III. Constructions of Sexual Violence
In the previous works, at least the illusion of erotic intent is present in the various seduction or coercion scenarios. But coerced sexual activity shades easily into violence and rape, especially when patriarchal framings of women’s roles are assumed within the structure of the story. In Rickets’s Byrsa Basilica (1633) a spurned woman threatens to rape her (virginal) rival, not so much as revenge against the woman in question, but to destroy her value to the man who is the true target of her revenge. (How the rape would be carried out is not indicated, only the effect, that she would be “deflowered”.)
The implication of (intended) rape is clear in a scene in Shirley’s The Bird in a Cage (1633) in which the lascivious Donella feels aroused by the sleeping Eugenia such that she imagines the two as Jupiter and Danaë, fondling and kissing the sleeping woman, and prevented from having “played Jupiter indeed” by the intrusion of another character which causes Eugenia to wake. The use of the mythological framing makes it clear that consent didn’t enter into the matter.
More violent, but less clearly homoerotic, is the retelling of Jupiter’s rape of Calisto in Heywood’s The Golden Age (1609-11) in which Jupiter’s superficial disguise as a nymph allows for the portrayal of apparent same-sex sexual activity without ever concealing Jupiter’s actual masculinity.
These three plays, despite all involving the potential or realization of rape between apparently female characters, in fact use sexual violence in entirely different ways: as a means of revenge on a third party, as an act of self-centered gratification, and as misdirection for a heterosexual rape.
IV. Aggression versus Female Amity
The contrast between condemned and praiseworthy versions of female homoeroticism is made particularly clear when both a negatively portrayed sexual desire and a praiseworthy romantic friendship are contrasted within the same play. One example of this is The Female Rebellion (1657-59) which uses a mythological Amazonian setting to examine various relationships between women. The Amazon Queen Orithya is being plotted against by her generals, but supported by the loyal Nicostrate who infiltrates the rebels.
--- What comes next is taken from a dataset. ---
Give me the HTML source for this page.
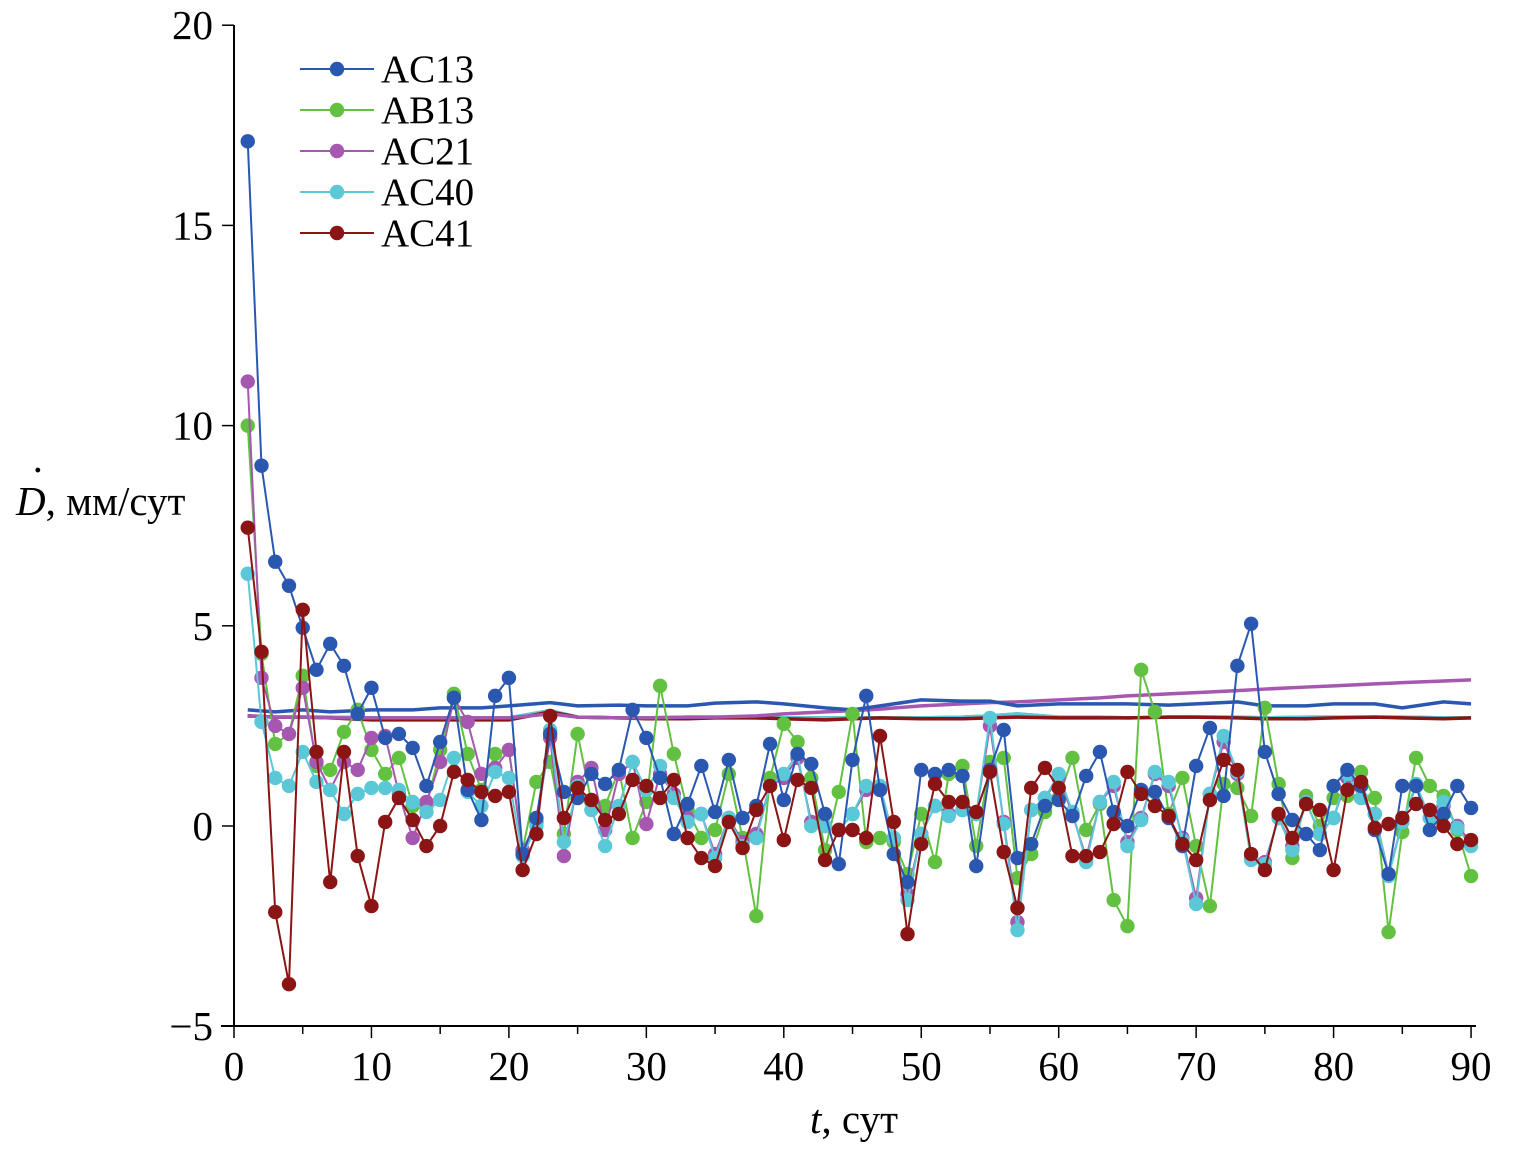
<!DOCTYPE html>
<html><head><meta charset="utf-8"><style>
body{margin:0;background:#fff}
svg{display:block}
text{font-family:"Liberation Serif",serif;fill:#000}
</style></head><body>
<svg id="chart" width="1523" height="1160" xmlns="http://www.w3.org/2000/svg">
<g id="grid"></g><g id="trends"></g><g id="series"></g><g id="axes"></g><g id="legend"></g>
<text x="16" y="515" font-size="41"><tspan font-style="italic">D</tspan>, мм/сут</text>
<text x="31" y="484" font-size="41">·</text>
<text x="810" y="1133" font-size="41"><tspan font-style="italic">t</tspan>, сут</text>
</svg>
<script>
const names=["AC13","AB13","AC21","AC40","AC41"];
const colors=["#2a57b0","#63c142","#a658b0","#5bc8d8","#8b1414"];
const ac13=[17.1,9.0,6.6,6.0,4.95,3.9,4.55,4.0,2.8,3.45,2.2,2.3,1.95,1.0,2.1,3.2,0.9,0.15,3.25,3.7,-0.7,0.2,2.3,0.85,0.7,1.3,1.05,1.4,2.9,2.2,1.2,-0.2,0.55,1.5,0.35,1.65,0.2,0.5,2.05,0.65,1.8,1.55,0.3,-0.95,1.65,3.25,0.9,-0.7,-1.4,1.4,1.3,1.4,1.25,-1.0,1.4,2.4,-0.8,-0.45,0.5,0.65,0.25,1.25,1.85,0.35,0.0,0.9,0.85,0.2,-0.5,1.5,2.45,0.75,4.0,5.05,1.85,0.8,0.15,-0.2,-0.6,1.0,1.4,1.0,-0.1,-1.2,1.0,1.0,-0.1,0.3,1.0,0.45];
const ab13=[10.0,4.3,2.05,2.3,3.75,1.5,1.4,2.35,2.9,1.9,1.3,1.7,0.5,0.5,1.9,3.3,1.8,0.9,1.8,1.9,-0.6,1.1,1.6,-0.2,2.3,0.6,0.5,1.4,-0.3,0.6,3.5,1.8,0.4,-0.3,-0.1,1.3,-0.3,-2.25,1.2,2.55,2.1,1.2,-0.6,0.85,2.8,-0.4,-0.3,-0.4,-1.2,0.3,-0.9,1.3,1.5,-0.5,1.6,1.7,-1.3,-0.7,0.35,0.7,1.7,-0.1,0.55,-1.85,-2.5,3.9,2.85,0.3,1.2,-0.5,-2.0,1.05,0.95,0.25,2.95,1.05,-0.8,0.75,0.0,0.7,0.75,1.35,0.7,-2.65,-0.15,1.7,1.0,0.75,-0.1,-1.25];
const ac21=[11.1,3.7,2.5,2.3,3.45,1.6,0.9,1.6,1.4,2.2,2.25,0.8,-0.3,0.6,1.6,3.2,2.6,1.3,1.45,1.9,-0.6,0.1,2.2,-0.75,1.1,1.45,-0.1,1.3,1.6,0.05,1.3,0.8,0.2,0.3,-0.7,0.2,-0.4,-0.2,1.0,1.2,1.7,0.1,0.0,-0.1,0.3,0.9,0.9,-0.3,-1.7,-0.2,0.5,0.3,0.4,0.3,2.5,0.1,-2.4,0.4,0.7,1.2,0.3,-0.8,0.6,1.0,-0.4,0.2,1.3,1.0,-0.3,-1.8,0.8,2.1,1.3,-0.8,-0.9,0.2,-0.5,0.6,-0.2,0.2,1.2,0.7,0.3,-1.2,0.1,1.0,0.2,0.5,0.0,-0.4];
const ac40=[6.3,2.6,1.2,1.0,1.85,1.1,0.9,0.3,0.8,0.95,0.95,0.9,0.6,0.35,0.65,1.7,0.85,0.5,1.35,1.2,-0.75,0.0,2.4,-0.4,1.0,0.4,-0.5,0.5,1.6,0.9,1.5,0.7,0.1,0.3,-0.8,0.2,-0.5,-0.3,1.0,1.3,1.8,0.0,0.0,-0.1,0.3,1.0,1.0,-0.3,-1.85,-0.2,0.5,0.25,0.4,0.3,2.7,0.05,-2.6,0.4,0.7,1.3,0.35,-0.9,0.6,1.1,-0.5,0.15,1.35,1.1,-0.35,-1.95,0.8,2.25,1.35,-0.85,-0.95,0.2,-0.6,0.6,-0.2,0.2,1.3,0.7,0.3,-1.25,0.1,1.05,0.2,0.6,-0.05,-0.5];
const ac41=[7.45,4.35,-2.15,-3.95,5.4,1.85,-1.4,1.85,-0.75,-2.0,0.1,0.7,0.15,-0.5,0.0,1.35,1.15,0.85,0.75,0.85,-1.1,-0.2,2.75,0.2,0.95,0.65,0.15,0.3,1.15,1.0,0.7,1.15,-0.3,-0.8,-1.0,0.1,-0.55,0.4,1.0,-0.35,1.15,0.95,-0.85,-0.1,-0.1,-0.3,2.25,0.1,-2.7,-0.45,1.05,0.6,0.6,0.35,1.35,-0.65,-2.05,0.95,1.45,0.95,-0.75,-0.75,-0.65,0.05,1.35,0.8,0.5,0.25,-0.45,-0.85,0.65,1.65,1.4,-0.7,-1.1,0.3,-0.3,0.55,0.4,-1.1,0.9,1.1,-0.05,0.05,0.2,0.55,0.4,0.0,-0.45,-0.35];
const trendT=[1,3,5,7,10,13,15,18,20,23,25,28,30,33,35,38,40,43,45,47,50,53,55,57,60,63,65,68,70,73,75,78,80,83,85,88,90];
const trendAC13=[2.9,2.85,2.9,2.85,2.9,2.9,2.95,2.95,3.0,3.08,3.0,3.02,3.0,3.0,3.07,3.1,3.05,2.95,2.9,3.0,3.15,3.12,3.12,3.0,3.05,3.05,3.05,3.02,3.05,3.1,3.0,3.0,3.05,3.05,2.95,3.1,3.05];
const trendAC21=[2.75,2.72,2.72,2.7,2.7,2.7,2.7,2.7,2.7,2.8,2.72,2.7,2.7,2.72,2.72,2.75,2.8,2.85,2.88,2.92,3.0,3.05,3.08,3.1,3.15,3.2,3.25,3.3,3.33,3.38,3.42,3.47,3.5,3.55,3.58,3.62,3.65];
const trendAC41=[2.75,2.72,2.72,2.7,2.65,2.65,2.65,2.65,2.65,2.85,2.72,2.7,2.68,2.68,2.7,2.7,2.68,2.65,2.68,2.7,2.68,2.68,2.7,2.72,2.7,2.7,2.7,2.72,2.72,2.7,2.68,2.68,2.7,2.72,2.7,2.68,2.7];
const trendAB13=[2.75,2.72,2.72,2.72,2.7,2.7,2.7,2.7,2.7,2.88,2.72,2.7,2.7,2.72,2.72,2.7,2.7,2.7,2.7,2.7,2.7,2.72,2.75,2.8,2.72,2.72,2.7,2.72,2.72,2.72,2.7,2.72,2.72,2.72,2.72,2.7,2.7];
const xTicks=[0,10,20,30,40,50,60,70,80,90];
const yTicks=[-5,0,5,10,15,20];
const NS="http://www.w3.org/2000/svg";
const X=t=>234+t*13.745;
const Y=v=>826-v*40.04;
function mk(tag,parent,attrs){const e=document.createElementNS(NS,tag);for(const k in attrs)e.setAttribute(k,attrs[k]);parent.appendChild(e);return e;}
const axes=document.getElementById('axes');
const yl=mk('line',axes,{x1:234,y1:25,x2:234,y2:1026,stroke:'#000','stroke-width':2});


const xl=mk('line',axes,{x1:221,y1:1026,x2:1476,y2:1026,stroke:'#000','stroke-width':2});


for(let t=0;t<=90;t+=5){const major=t%10===0;const tk=mk('line',axes,{x1:X(t),y1:1026,x2:X(t),y2:1026+(major?12:8),stroke:'#000','stroke-width':1.5});

}
xTicks.forEach(t=>{const l=mk('text',axes,{x:X(t),y:1080,'font-size':41,'text-anchor':'middle'});l.textContent=t;

});
yTicks.forEach(v=>{const tk=mk('line',axes,{x1:222,y1:Y(v),x2:234,y2:Y(v),stroke:'#000','stroke-width':1.5});


const l=mk('text',axes,{x:213,y:Y(v)+14,'font-size':41,'text-anchor':'end'});l.textContent=v<0?'\u2212'+(-v):v;

});
const tr=document.getElementById('trends');
const trends=[[trendAB13,colors[1]],[trendAB13,colors[3]],[trendAC41,colors[4]],[trendAC21,colors[2]],[trendAC13,colors[0]]];
trends.forEach(([arr,c])=>{const p=mk('polyline',tr,{points:trendT.map((t,i)=>X(t)+','+Y(arr[i])).join(' '),fill:'none',stroke:c,'stroke-width':3.5});

});
const sg=document.getElementById('series');
const data=[ac13,ab13,ac21,ac40,ac41];
[1,2,3,0,4].forEach(si=>{const g=mk('g',sg,{});


const arr=data[si];
const pl=mk('polyline',g,{points:arr.map((v,i)=>X(i+1)+','+Y(v)).join(' '),fill:'none',stroke:colors[si],'stroke-width':2});


arr.forEach((v,i)=>{const c=mk('circle',g,{cx:X(i+1),cy:Y(v),r:7.2,fill:colors[si]});

});});
const lg=document.getElementById('legend');
names.forEach((n,i)=>{const y=69+i*41;const g=mk('g',lg,{});


mk('line',g,{x1:300,y1:y,x2:374,y2:y,stroke:colors[i],'stroke-width':2});
mk('circle',g,{cx:337,cy:y,r:7.2,fill:colors[i]});
const t=mk('text',g,{x:381,y:y+13,'font-size':39});t.textContent=n;});
</script>
</body></html>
The rebels believe (and are allowed to believe) that the bond between Nicostrate and Orithya is sexual, requiring Nicostrate to create a plausible reason for Orithya to have discarded her (and so turned Nicostrate against the queen), but in the end it is made clear that their love is pure, noble, and non-sexual. The villainous Amazon generals, however, are portrayed as openly erotic with each other. The spectator is left to draw the expected relationship between homoerotic desire and villainy, and the two chaste and noble Amazons are redeemed with marriages to Scythian men.
The juxtaposition of chaste and erotic female friendship is displayed within the same relationship in Davenant’s The Siege of Rhodes (1656-59). The chaste, submissive, and Christian Ianthe takes up her husband’s cause at the titular siege of Rhodes with the attacking Turkish sultan Solyman, winning his admiration. But this also wins her the jealousy of Solyman’s wife Roxolana, who is stayed from murdering Ianthe only by being swayed by desire for her. Roxolana represents the trope of the hyper-sexual, aggressive, exotic Other. The story runs through a number of sexualized “tests” of Ianthe’s virtue and submissiveness, demanded by Roxolana. The two eventually converge into friendship, but still a friendship signified by eroticized kisses “as a pledge of friendship”. As before, the contrasting judgment on erotic and non-erotic friendship is inherent in the association with positively and negatively framed character types.